I wash everything by hand in our van- underwear, tops, cardigans, you name it, using whatever river or lake water is available nearby. We take a trip to the laundrette once every two months for our bedding and that’s it. It saves money, but I also enjoy doing it in some weird, old-fashioned way.⁣

Maybe because it reminds me of when I was younger. We were always moving between houses, hauling all of our stuff in this big old yellow Mercedes truck to and fro across two countries. I got used to washing my clothes by hand in the sink of whatever house we were in that month, always a different bedroom or kitchen to get used to.⁣

Maybe that lack of permanence in my formative years is what drove me to eventually get a van. Those memories of brushing my teeth in a lay-by or sleeping in the footwell of our truck seemed like hard done-by times back then, but I look back on them now with a sort of fondness and nostalgia at my unusual childhood.⁣

There are many hundreds of little reasons that made me want to travel; moments that seemed innocuous at the time now resonate with a deeper meaning and inspire me to push on further.

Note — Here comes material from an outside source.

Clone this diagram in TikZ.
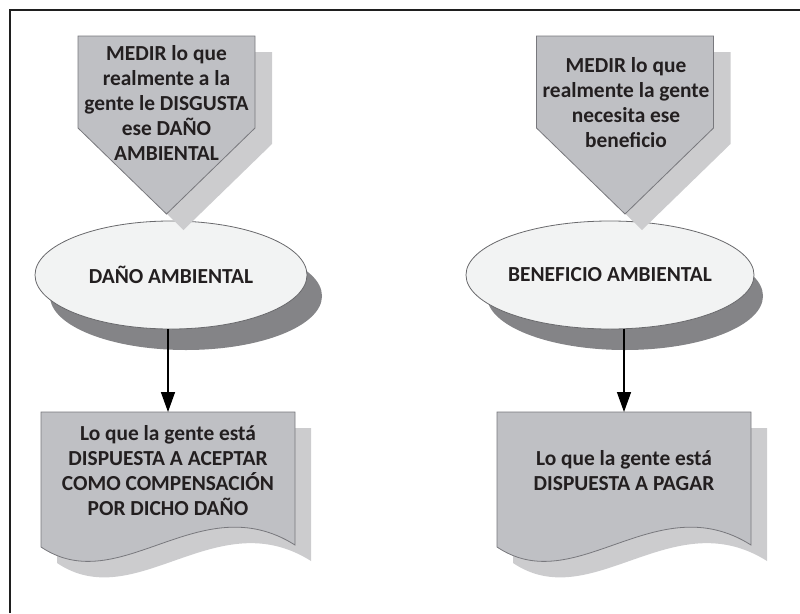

Movement is in my soul; it makes my spirit restless to sit still.⁣

Often challenges can be the most defining points of our lives, whether we realise it at the time or only once they have been overcome. Maybe one day we’ll look back at these times we’re living now, cast a fresh gaze upon old memories, and I wonder which of those will stand out, and which will fade away.⁣

99% of the time our van is not as tidy as it looks in photos.⁣

It’s a tiny space, but it gets messy just as quickly as we can tidy it again.⁣

Camera gear, shopping and clothes end up scattered across the floor, cupboards open while we’re driving, things fall over and smash on bumpy roads.⁣

We squeeze as many days as we can out of our bedding and clothes before we have to wash them again, probably a few too many. When the cab’s not filled with puddles from the rain it’s usually coated in dust and mud.⁣

Living in a van is far from the idyllic few minutes in which we snap the photos for our feed, before the mess overwhelms us again.⁣

It’s challenging living your life in a 6m2 space shared between two of you. Our bed is our sofa, our office, our dining room; our kitchen doubles as a bathroom, a washroom, a hallway.⁣

But that hour in the morning when all the clutter is cleared away, ready for the day’s adventure ahead, and those moments when we crawl into a freshly made bed with clean sheets from the laundrette, it’s little moments like these that seem somehow amplified and make us appreciate the simple things in life all the more.